§ Stored data
------------

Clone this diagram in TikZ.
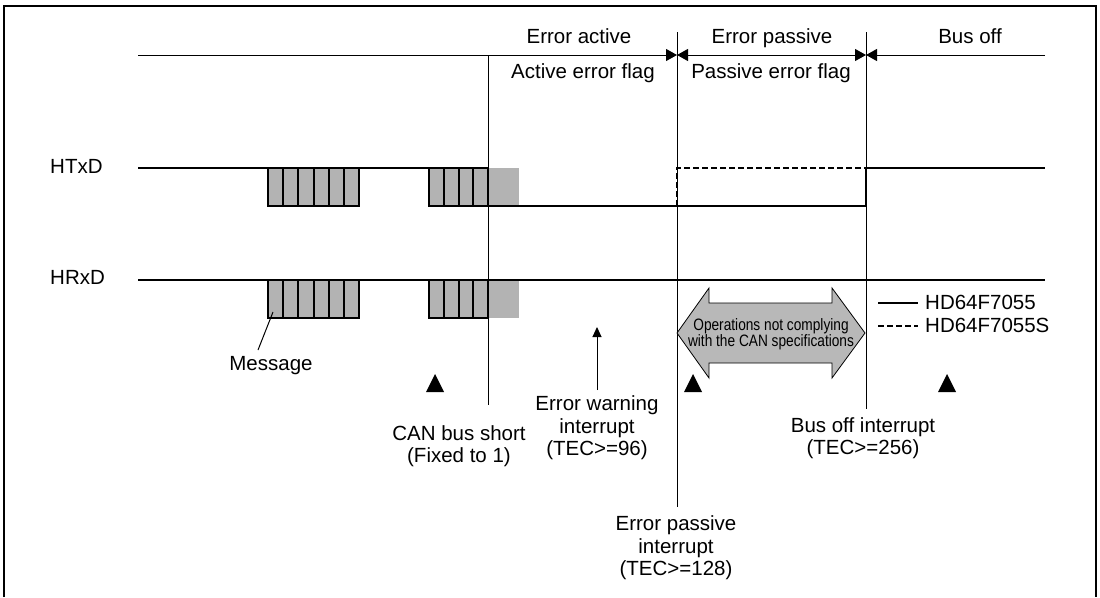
\documentclass[tikz,border=0pt]{standalone}
\usepackage{fontspec}
\setmainfont{Liberation Sans}
\newfontfamily\narrowfont[FakeStretch=0.83]{Liberation Sans}
\usetikzlibrary{arrows.meta}
\definecolor{blockgray}{HTML}{B3B3B3}
\definecolor{arrowgray}{HTML}{B8B8B8}
\begin{document}
\begin{tikzpicture}[x=1pt,y=-1pt,
  lbl/.style={font=\fontsize{20.5}{22.5}\selectfont, inner sep=0pt, align=center},
  sig/.style={line width=2pt},
  thinline/.style={line width=1pt},
  cell/.style={fill=blockgray, draw=black, line width=2pt},
  tri/.style={fill=black, draw=none},
  tick/.style={-{Triangle[length=11pt,width=12pt]}},
  legtext/.style={font=\fontsize{20.5}{22.5}\selectfont, inner sep=0pt, anchor=base west},
]
\useasboundingbox (0,0) rectangle (1100,597);
% frame
\draw[line width=2.5pt] (4,597) -- (4,6) -- (1096,6) -- (1096,597);

% phase boundaries
\coordinate (t0) at (138,55);
\coordinate (b0) at (488,55);
\coordinate (b1) at (677,55);
\coordinate (b2) at (866,55);
\coordinate (t3) at (1045,55);
\draw[thinline] (b0) -- (488,405);
\draw[thinline] (677,32) -- (677,507);
\draw[thinline] (866,32) -- (866,409);
\draw[thinline, tick] (t0) -- (b1);
\draw[thinline, {Triangle[length=11pt,width=12pt]}-{Triangle[length=11pt,width=12pt]}] (b1) -- (b2);
\draw[thinline, tick] (t3) -- (b2);

\node[lbl, anchor=base] (ea) at (579,43) {Error active};
\node[lbl, anchor=base] (ep) at (772,43) {Error passive};
\node[lbl, anchor=base] (bo) at (970,43) {Bus off};
\node[lbl, anchor=base] (aef) at (583,78) {Active error flag};
\node[lbl, anchor=base] (pef) at (771,78) {Passive error flag};

% signal names
\node[lbl, anchor=base west] (htxd) at (50,173.5) {HTxD};
\node[lbl, anchor=base west] (hrxd) at (50,284.5) {HRxD};

% grey error regions
\fill[blockgray] (488,168) rectangle (519,206);
\fill[blockgray] (488,280) rectangle (519,318);

% HTxD
\draw[sig] (138,168) -- (268,168);
\draw[sig] (359,168) -- (429,168);
\draw[sig, dash pattern=on 6pt off 3pt] (677,206) -- (677,168) -- (866,168);
\draw[sig] (488,206) -- (866,206) -- (866,168) -- (1045,168);
% HRxD
\draw[sig] (138,280) -- (1045,280);

% message blocks
\foreach \y in {168,280}{
  \foreach \i in {0,...,5}{
    \draw[cell] ({268+\i*15.1667},\y) rectangle ({268+(\i+1)*15.1667},\y+38);
  }
  \foreach \i in {0,...,3}{
    \draw[cell] ({429+\i*14.825},\y) rectangle ({429+(\i+1)*14.825},\y+38);
  }
}

% message pointer
\node[lbl, anchor=base] (msg) at (271,370) {Message};
\coordinate (mp) at (273,312);
\draw[thinline] (mp) -- (258,350);

% operations arrow
\draw[fill=arrowgray, line width=0.8pt] (677,333) -- (709,288) -- (709,303) -- (832,303) -- (832,288)
  -- (865,333) -- (832,378) -- (832,363) -- (709,363) -- (709,378) -- cycle;
\node[font=\narrowfont\fontsize{16.5}{15.5}\selectfont, inner sep=0pt, align=center] (ops) at (771,334)
  {Operations not complying\\with the CAN specifications};

% legend
\draw[sig] (878,303) -- (918,303);
\node[legtext] (l1) at (925,309.5) {HD64F7055};
\draw[sig, dash pattern=on 6pt off 3pt] (878,326) -- (918,326);
\node[legtext] (l2) at (925,332) {HD64F7055S};

% triangles
\foreach \cx in {435,693,947}{
  \fill[tri] (\cx-9,392) -- (\cx+9,392) -- (\cx,374) -- cycle;
}

% event labels
\node[lbl] (can) at (459,446) {CAN bus short\\(Fixed to 1)};
\node[lbl] (ew) at (597,428) {Error warning\\interrupt\\(TEC>=96)};
\coordinate (ewtip) at (597,327);
\draw[thinline, -{Triangle[length=10pt,width=9pt]}] (597,390) -- (ewtip);
\node[lbl] (epi) at (676,548) {Error passive\\interrupt\\(TEC>=128)};
\node[lbl] (boi) at (863,438) {Bus off interrupt\\(TEC>=256)};
\end{tikzpicture}
\end{document}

------------

§ Task prompt
Starting at the top of the listing above, please restate word for word each line up to and including the one that holds "(488,280) rectangle (519,318);", omitting every image.

§ Exercise answer
Clone this diagram in TikZ.
\documentclass[tikz,border=0pt]{standalone}
\usepackage{fontspec}
\setmainfont{Liberation Sans}
\newfontfamily\narrowfont[FakeStretch=0.83]{Liberation Sans}
\usetikzlibrary{arrows.meta}
\definecolor{blockgray}{HTML}{B3B3B3}
\definecolor{arrowgray}{HTML}{B8B8B8}
\begin{document}
\begin{tikzpicture}[x=1pt,y=-1pt,
  lbl/.style={font=\fontsize{20.5}{22.5}\selectfont, inner sep=0pt, align=center},
  sig/.style={line width=2pt},
  thinline/.style={line width=1pt},
  cell/.style={fill=blockgray, draw=black, line width=2pt},
  tri/.style={fill=black, draw=none},
  tick/.style={-{Triangle[length=11pt,width=12pt]}},
  legtext/.style={font=\fontsize{20.5}{22.5}\selectfont, inner sep=0pt, anchor=base west},
]
\useasboundingbox (0,0) rectangle (1100,597);
% frame
\draw[line width=2.5pt] (4,597) -- (4,6) -- (1096,6) -- (1096,597);

% phase boundaries
\coordinate (t0) at (138,55);
\coordinate (b0) at (488,55);
\coordinate (b1) at (677,55);
\coordinate (b2) at (866,55);
\coordinate (t3) at (1045,55);
\draw[thinline] (b0) -- (488,405);
\draw[thinline] (677,32) -- (677,507);
\draw[thinline] (866,32) -- (866,409);
\draw[thinline, tick] (t0) -- (b1);
\draw[thinline, {Triangle[length=11pt,width=12pt]}-{Triangle[length=11pt,width=12pt]}] (b1) -- (b2);
\draw[thinline, tick] (t3) -- (b2);

\node[lbl, anchor=base] (ea) at (579,43) {Error active};
\node[lbl, anchor=base] (ep) at (772,43) {Error passive};
\node[lbl, anchor=base] (bo) at (970,43) {Bus off};
\node[lbl, anchor=base] (aef) at (583,78) {Active error flag};
\node[lbl, anchor=base] (pef) at (771,78) {Passive error flag};

% signal names
\node[lbl, anchor=base west] (htxd) at (50,173.5) {HTxD};
\node[lbl, anchor=base west] (hrxd) at (50,284.5) {HRxD};

% grey error regions
\fill[blockgray] (488,168) rectangle (519,206);
\fill[blockgray] (488,280) rectangle (519,318);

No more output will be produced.